#### Task to carry out
Only the lines from the start of the data below through the line that contains "var freq = d3.range(81).map(function(i)" are to be copied, exactly and without pictures.

#### Given information
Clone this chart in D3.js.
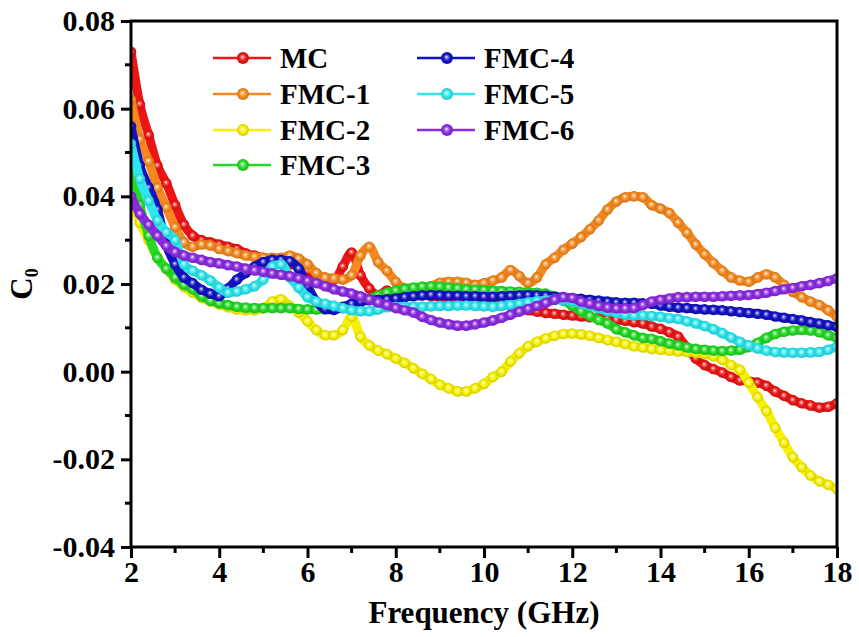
<!DOCTYPE html>
<html>
<head>
<meta charset="utf-8">
<style>
     body {
          margin: 0;
          background: white;
     }
     svg {
          font-family: "Liberation Serif", "Times New Roman", serif;
          font-weight: bold;
     }
     .axis path, .axis line {
          stroke: #000;
     }
     .axis text {
          font-family: "Liberation Serif", "Times New Roman", serif;
          font-size: 30px;
          font-weight: bold;
          fill: #000;
     }
     .legend text {
          font-size: 29px;
          fill: #000;
     }
</style>
</head>
<body>
<script src="https://d3js.org/d3.v7.min.js"></script>
<script>

     // frequency grid, 0.2 GHz step from 2 to 18 GHz
     var freq = d3.range(81).map(function(i) { return +(2 + i * 0.2).toFixed(1); });

     var mc = [0.073, 0.061, 0.054, 0.047, 0.043, 0.038, 0.0335, 0.031, 0.030, 0.0295,
          0.029, 0.0285, 0.028, 0.027, 0.0265, 0.026, 0.0255, 0.025, 0.0245, 0.024,
          0.023, 0.022, 0.021, 0.021, 0.024, 0.0272, 0.022, 0.019, 0.0175, 0.0185,
          0.018, 0.018, 0.0178, 0.0175, 0.0172, 0.017, 0.0168, 0.0165, 0.0162, 0.016,
          0.0157, 0.0155, 0.0152, 0.015, 0.0145, 0.014, 0.0137, 0.0134, 0.0132, 0.013,
          0.0128, 0.0126, 0.0124, 0.0122, 0.012, 0.0118, 0.0116, 0.0113, 0.011, 0.0103,
          0.0098, 0.009, 0.008, 0.0055, 0.003, 0.0015, 0.0006, -0.0002, -0.0012, -0.002,
          -0.0022, -0.0025, -0.0032, -0.0045, -0.0055, -0.0065, -0.0072, -0.0077, -0.0082, -0.008,
          -0.0072];

     var fmc1 = [0.062, 0.053, 0.048, 0.042, 0.0375, 0.033, 0.0295, 0.0285, 0.029, 0.0288,
          0.028, 0.0275, 0.027, 0.0265, 0.0262, 0.026, 0.026, 0.026, 0.0265, 0.0258,
          0.0245, 0.0225, 0.0215, 0.0213, 0.021, 0.022, 0.0265, 0.0285, 0.025, 0.023,
          0.0205, 0.019, 0.0188, 0.0188, 0.0195, 0.0203, 0.0205, 0.0205, 0.0203, 0.0198,
          0.0202, 0.0208, 0.0215, 0.0232, 0.0218, 0.0202, 0.0215, 0.0245, 0.026, 0.0278,
          0.0292, 0.0307, 0.0325, 0.0345, 0.037, 0.0388, 0.0398, 0.040, 0.0398, 0.038,
          0.0372, 0.0362, 0.034, 0.0317, 0.029, 0.0268, 0.0248, 0.023, 0.0215, 0.0208,
          0.0205, 0.0215, 0.0222, 0.0215, 0.0198, 0.0182, 0.017, 0.016, 0.0152, 0.014,
          0.0125];

     var fmc2 = [0.040, 0.034, 0.030, 0.026, 0.0235, 0.021, 0.0193, 0.018, 0.0168, 0.016,
          0.0153, 0.0147, 0.0142, 0.014, 0.014, 0.0145, 0.016, 0.0165, 0.015, 0.0135,
          0.0115, 0.0095, 0.0083, 0.0083, 0.0095, 0.0125, 0.008, 0.006, 0.0048, 0.004,
          0.003, 0.002, 0.0008, -0.0005, -0.0017, -0.003, -0.0038, -0.0045, -0.0045, -0.0038,
          -0.0028, -0.0012, 0.0, 0.0023, 0.0042, 0.0058, 0.0068, 0.0076, 0.0082, 0.0086,
          0.0087, 0.0085, 0.0082, 0.0077, 0.0072, 0.0068, 0.0063, 0.0058, 0.0055, 0.0052,
          0.005, 0.0048, 0.0046, 0.0045, 0.0043, 0.004, 0.0035, 0.0027, 0.0015, 0.0004,
          -0.0025, -0.0058, -0.009, -0.0128, -0.0162, -0.0195, -0.0218, -0.0237, -0.025, -0.0258,
          -0.0268];

     var fmc3 = [0.047, 0.038, 0.031, 0.026, 0.0235, 0.0215, 0.0198, 0.0188, 0.0172, 0.0162,
          0.0156, 0.0152, 0.0148, 0.0146, 0.0145, 0.0145, 0.0145, 0.0145, 0.0145, 0.0143,
          0.0142, 0.0142, 0.0142, 0.0143, 0.0145, 0.015, 0.0158, 0.0166, 0.0174, 0.018,
          0.0185, 0.0189, 0.0192, 0.0194, 0.0195, 0.0194, 0.0192, 0.019, 0.0188, 0.0187,
          0.0186, 0.0185, 0.0184, 0.0183, 0.0182, 0.0181, 0.018, 0.0178, 0.0172, 0.0162,
          0.015, 0.0138, 0.0127, 0.0118, 0.011, 0.0097, 0.009, 0.0083, 0.0077, 0.0075,
          0.007, 0.0064, 0.006, 0.0055, 0.0052, 0.005, 0.0048, 0.0047, 0.0048, 0.005,
          0.0056, 0.0066, 0.0077, 0.0086, 0.0091, 0.0094, 0.0095, 0.0094, 0.009, 0.0083,
          0.0077];

     var fmc4 = [0.056, 0.047, 0.042, 0.037, 0.029, 0.0245, 0.0215, 0.0202, 0.0187, 0.0178,
          0.0172, 0.019, 0.021, 0.0225, 0.024, 0.025, 0.0255, 0.0255, 0.0252, 0.0235,
          0.0195, 0.016, 0.0143, 0.0141, 0.0148, 0.0155, 0.016, 0.0163, 0.0164, 0.0165,
          0.0167, 0.017, 0.0172, 0.0174, 0.0175, 0.0174, 0.0173, 0.0173, 0.0172, 0.0172,
          0.0171, 0.0171, 0.0172, 0.0173, 0.0174, 0.0175, 0.0174, 0.0173, 0.0171, 0.017,
          0.0168, 0.0166, 0.0164, 0.0162, 0.016, 0.0158, 0.0157, 0.0157, 0.0156, 0.0155,
          0.0151, 0.0148, 0.0146, 0.0145, 0.0143, 0.0142, 0.0141, 0.014, 0.0138, 0.0136,
          0.0134, 0.0132, 0.013, 0.0126, 0.0123, 0.012, 0.0117, 0.0113, 0.011, 0.0106,
          0.0102];

     var fmc5 = [0.052, 0.044, 0.039, 0.0345, 0.0318, 0.030, 0.0245, 0.023, 0.022, 0.0208,
          0.0192, 0.018, 0.0183, 0.0188, 0.0195, 0.021, 0.024, 0.0245, 0.0215, 0.0192,
          0.017, 0.016, 0.0155, 0.015, 0.0145, 0.014, 0.0138, 0.0138, 0.0142, 0.0147,
          0.0148, 0.0148, 0.0148, 0.0148, 0.0149, 0.015, 0.015, 0.0151, 0.0151, 0.015,
          0.0149, 0.0148, 0.015, 0.0152, 0.0155, 0.0158, 0.0161, 0.0163, 0.0164, 0.0163,
          0.016, 0.0155, 0.015, 0.0144, 0.0138, 0.0134, 0.013, 0.0128, 0.0128, 0.0127,
          0.0125, 0.0122, 0.012, 0.0115, 0.011, 0.0104, 0.0097, 0.0088, 0.0078, 0.0068,
          0.006, 0.0053, 0.0048, 0.0045, 0.0044, 0.0043, 0.0043, 0.0044, 0.0045, 0.005,
          0.0057];

     var fmc6 = [0.040, 0.036, 0.0335, 0.031, 0.0287, 0.0273, 0.0265, 0.026, 0.0255, 0.025,
          0.0247, 0.0243, 0.024, 0.0235, 0.0231, 0.0228, 0.0224, 0.0221, 0.0218, 0.0213,
          0.0207, 0.0202, 0.0195, 0.0188, 0.0183, 0.0178, 0.0172, 0.0165, 0.0158, 0.0152,
          0.0145, 0.014, 0.0135, 0.0125, 0.0118, 0.0112, 0.0108, 0.0105, 0.0105, 0.0108,
          0.0112, 0.0117, 0.0123, 0.013, 0.0137, 0.0143, 0.015, 0.0157, 0.0164, 0.017,
          0.0168, 0.016, 0.0155, 0.015, 0.0146, 0.0144, 0.0144, 0.0145, 0.0152, 0.016,
          0.0164, 0.0167, 0.017, 0.017, 0.0171, 0.0171, 0.0171, 0.0172, 0.0173, 0.0174,
          0.0175, 0.0177, 0.018, 0.0184, 0.0188, 0.0191, 0.0195, 0.0198, 0.0202, 0.0207,
          0.0213];

     var names = ["MC", "FMC-1", "FMC-2", "FMC-3", "FMC-4", "FMC-5", "FMC-6"];
     var colors = ["#ec1515", "#f5891f", "#f7f000", "#25d925", "#1212c4", "#2de6ee", "#8a2be2"];
     var values = [mc, fmc1, fmc2, fmc3, fmc4, fmc5, fmc6];

     var xTicks = [2, 4, 6, 8, 10, 12, 14, 16, 18];
     var yTicks = [-0.04, -0.02, 0, 0.02, 0.04, 0.06, 0.08];

     var margin = {top: 21, right: 22, bottom: 90, left: 131},
          width = 859 - margin.left - margin.right,
          height = 637 - margin.top - margin.bottom;

     var x = d3.scaleLinear()
          .domain([2, 18])
          .range([0, width]);

     var y = d3.scaleLinear()
          .domain([-0.04, 0.08])
          .range([height, 0]);

     var svg = d3.select("body").append("svg")
          .attr("width", 859)
          .attr("height", 637);

     // glossy bead look for the markers
     var defs = svg.append("defs");
     colors.forEach(function(c, i) {
          var g = defs.append("radialGradient")
               .attr("id", "bead" + i)
               .attr("cx", "0.5").attr("cy", "0.5").attr("r", "0.5")
               .attr("fx", "0.45").attr("fy", "0.4");
          g.append("stop").attr("offset", "0%").attr("stop-color", "#ffffff");
          g.append("stop").attr("offset", "25%").attr("stop-color", d3.interpolateRgb(c, "#fff")(0.4));
          g.append("stop").attr("offset", "60%").attr("stop-color", c);
          g.append("stop").attr("offset", "100%").attr("stop-color", d3.color(c).darker(0.5));
     });

     var plot = svg.append("g")
          .attr("transform", "translate(" + margin.left + "," + margin.top + ")");

     var line = d3.line()
          .x(function(d) { return x(d.f); })
          .y(function(d) { return y(d.v); })
          .curve(d3.curveMonotoneX);

     defs.append("clipPath").attr("id", "clip")
          .append("rect")
          .attr("x", 0).attr("y", 0)
          .attr("width", width).attr("height", height);

     var series = names.map(function(n, i) {
          return {
               name: n,
               color: colors[i],
               points: freq.map(function(f, j) { return {f: f, v: values[i][j]}; })
          };
     });

     var seriesG = plot.append("g")
          .attr("clip-path", "url(#clip)")
          .selectAll("g").data(series)
       .enter().append("g");

     seriesG.append("path")
          .attr("d", function(d) { return line(d.points); })
          .attr("fill", "none")
          .attr("stroke", function(d) { return d.color; })
          .attr("stroke-width", 9)
          .attr("stroke-linejoin", "round");

     seriesG.selectAll("circle")
          .data(function(d, i) { return d.points.map(function(p) { return {f: p.f, v: p.v, i: i}; }); })
       .enter().append("circle")
          .attr("cx", function(d) { return x(d.f); })
          .attr("cy", function(d) { return y(d.v); })
          .attr("r", 5.3)
          .attr("fill", function(d) { return "url(#bead" + d.i + ")"; });

     // axes
     var xAxis = d3.axisBottom(x)
          .tickValues(xTicks)
          .tickSize(11)
          .tickPadding(3)
          .tickFormat(d3.format("d"));

     var yAxis = d3.axisLeft(y)
          .tickValues(yTicks)
          .tickSize(10)
          .tickPadding(6)
          .tickFormat(d3.format(".2f"));

     var gx = plot.append("g")
          .attr("class", "x axis")
          .attr("transform", "translate(0," + height + ")")
          .call(xAxis);

     var gy = plot.append("g")
          .attr("class", "y axis")
          .call(yAxis);

     gx.select(".domain").remove();
     gy.select(".domain").remove();
     gx.selectAll("line").attr("stroke-width", 3);
     gy.selectAll("line").attr("stroke-width", 3);
     gy.selectAll("text").text(function(d) { return d3.format(".2f")(d).replace("−", "-"); });

     // minor ticks
     plot.append("g").selectAll("line")
          .data(d3.range(3, 18, 2))
       .enter().append("line")
          .attr("x1", function(d) { return x(d); })
          .attr("x2", function(d) { return x(d); })
          .attr("y1", height)
          .attr("y2", height + 6)
          .attr("stroke", "#000")
          .attr("stroke-width", 3);

     plot.append("g").selectAll("line")
          .data([-0.03, -0.01, 0.01, 0.03, 0.05, 0.07])
       .enter().append("line")
          .attr("x1", 0)
          .attr("x2", -6)
          .attr("y1", function(d) { return y(d); })
          .attr("y2", function(d) { return y(d); })
          .attr("stroke", "#000")
          .attr("stroke-width", 3);

     // frame
     plot.append("rect")
          .attr("x", 0)
          .attr("y", 0)
          .attr("width", width)
          .attr("height", height)
          .attr("fill", "none")
          .attr("stroke", "#000")
          .attr("stroke-width", 3);

     // axis titles
     svg.append("text")
          .attr("x", margin.left + width / 2)
          .attr("y", 623)
          .attr("text-anchor", "middle")
          .style("font-size", "31px")
          .text("Frequency (GHz)");

     var yt = svg.append("text")
          .attr("transform", "translate(32," + (margin.top + y(0.02)) + ") rotate(-90)")
          .attr("text-anchor", "middle")
          .style("font-size", "31px");
     yt.append("tspan").text("C");
     yt.append("tspan")
          .attr("dy", 6)
          .style("font-size", "18px")
          .text("0");

     // legend
     var legendPos = [
          {x: 213, y: 58}, {x: 213, y: 94}, {x: 213, y: 130}, {x: 213, y: 165},
          {x: 417, y: 58}, {x: 417, y: 94}, {x: 417, y: 130}
     ];

     var legend = svg.append("g")
          .attr("class", "legend")
          .selectAll("g").data(series)
       .enter().append("g")
          .attr("transform", function(d, i) { return "translate(" + legendPos[i].x + "," + legendPos[i].y + ")"; });

     legend.append("line")
          .attr("x1", 0)
          .attr("x2", 58)
          .attr("stroke", function(d) { return d.color; })
          .attr("stroke-width", 2.5);

     legend.append("circle")
          .attr("cx", 30)
          .attr("r", 6)
          .attr("fill", function(d, i) { return "url(#bead" + i + ")"; });

     legend.append("text")
          .attr("x", 67)
          .attr("dy", "0.35em")
          .text(function(d) { return d.name; });

</script>
</body>
</html>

#### Solution to this task
Clone this chart in D3.js.
<!DOCTYPE html>
<html>
<head>
<meta charset="utf-8">
<style>
     body {
          margin: 0;
          background: white;
     }
     svg {
          font-family: "Liberation Serif", "Times New Roman", serif;
          font-weight: bold;
     }
     .axis path, .axis line {
          stroke: #000;
     }
     .axis text {
          font-family: "Liberation Serif", "Times New Roman", serif;
          font-size: 30px;
          font-weight: bold;
          fill: #000;
     }
     .legend text {
          font-size: 29px;
          fill: #000;
     }
</style>
</head>
<body>
<script src="https://d3js.org/d3.v7.min.js"></script>
<script>

     // frequency grid, 0.2 GHz step from 2 to 18 GHz
     var freq = d3.range(81).map(function(i) { return +(2 + i * 0.2).toFixed(1); });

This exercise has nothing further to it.